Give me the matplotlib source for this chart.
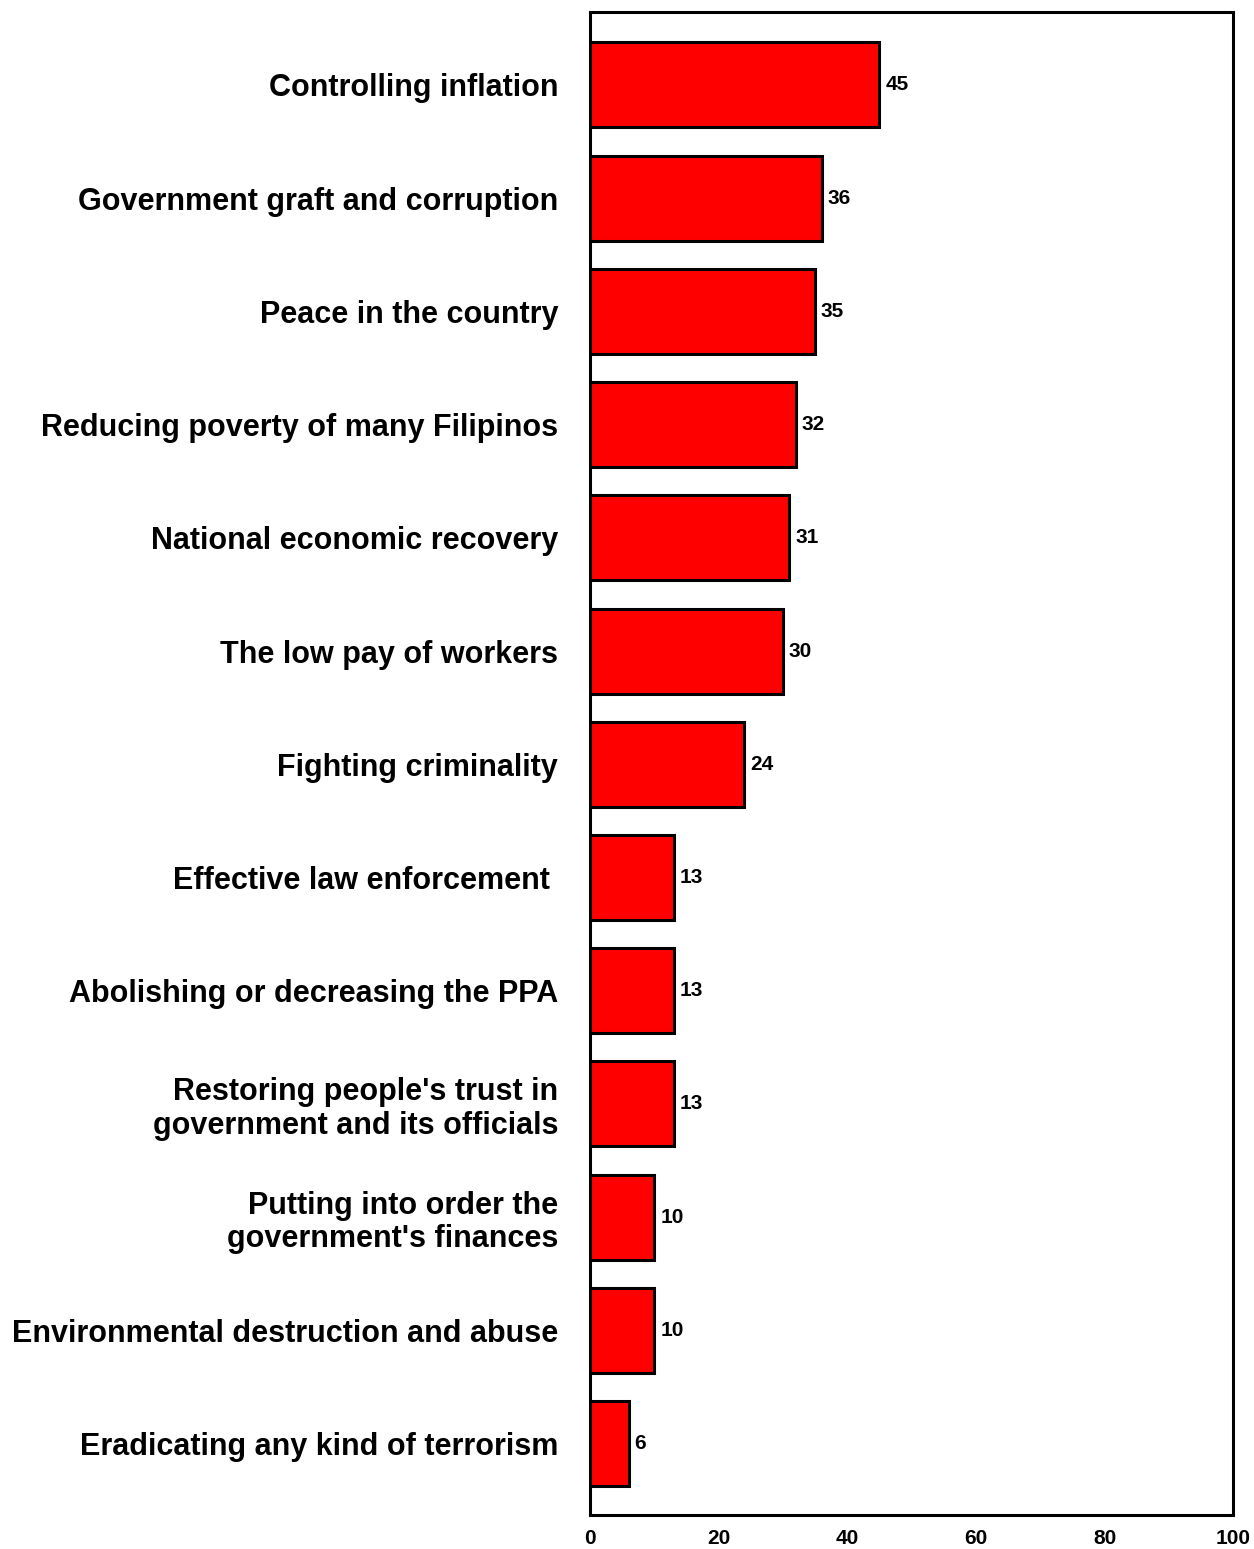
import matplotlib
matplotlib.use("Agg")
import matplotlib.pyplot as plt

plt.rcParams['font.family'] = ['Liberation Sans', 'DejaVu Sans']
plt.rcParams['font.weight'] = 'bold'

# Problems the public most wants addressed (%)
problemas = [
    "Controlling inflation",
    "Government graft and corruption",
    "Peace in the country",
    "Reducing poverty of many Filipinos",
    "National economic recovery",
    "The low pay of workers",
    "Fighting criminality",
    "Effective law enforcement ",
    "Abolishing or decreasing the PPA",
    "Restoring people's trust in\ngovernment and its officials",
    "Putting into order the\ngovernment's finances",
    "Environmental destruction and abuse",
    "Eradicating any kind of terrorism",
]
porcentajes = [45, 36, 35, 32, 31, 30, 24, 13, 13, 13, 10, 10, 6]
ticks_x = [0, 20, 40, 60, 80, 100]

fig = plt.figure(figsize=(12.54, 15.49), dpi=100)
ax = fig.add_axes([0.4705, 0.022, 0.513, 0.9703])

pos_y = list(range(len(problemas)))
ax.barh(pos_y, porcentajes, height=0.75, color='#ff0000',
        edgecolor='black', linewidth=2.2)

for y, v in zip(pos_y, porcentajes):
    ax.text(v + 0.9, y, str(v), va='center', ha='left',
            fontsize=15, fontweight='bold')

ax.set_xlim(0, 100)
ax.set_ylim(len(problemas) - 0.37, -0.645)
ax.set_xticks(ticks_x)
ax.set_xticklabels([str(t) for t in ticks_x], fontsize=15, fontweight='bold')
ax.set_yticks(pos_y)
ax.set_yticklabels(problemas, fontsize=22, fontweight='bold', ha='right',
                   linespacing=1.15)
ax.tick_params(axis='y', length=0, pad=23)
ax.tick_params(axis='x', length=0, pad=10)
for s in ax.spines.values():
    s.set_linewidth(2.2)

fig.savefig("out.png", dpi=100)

──────

--- Short task ---
Repeat only what lies between the start of the data and the end of the line containing "plt.rcParams['font.weight'] = 'bold'", exactly, with pictures left out.

--- Finished answer ---
Give me the matplotlib source for this chart.
import matplotlib
matplotlib.use("Agg")
import matplotlib.pyplot as plt

plt.rcParams['font.family'] = ['Liberation Sans', 'DejaVu Sans']
plt.rcParams['font.weight'] = 'bold'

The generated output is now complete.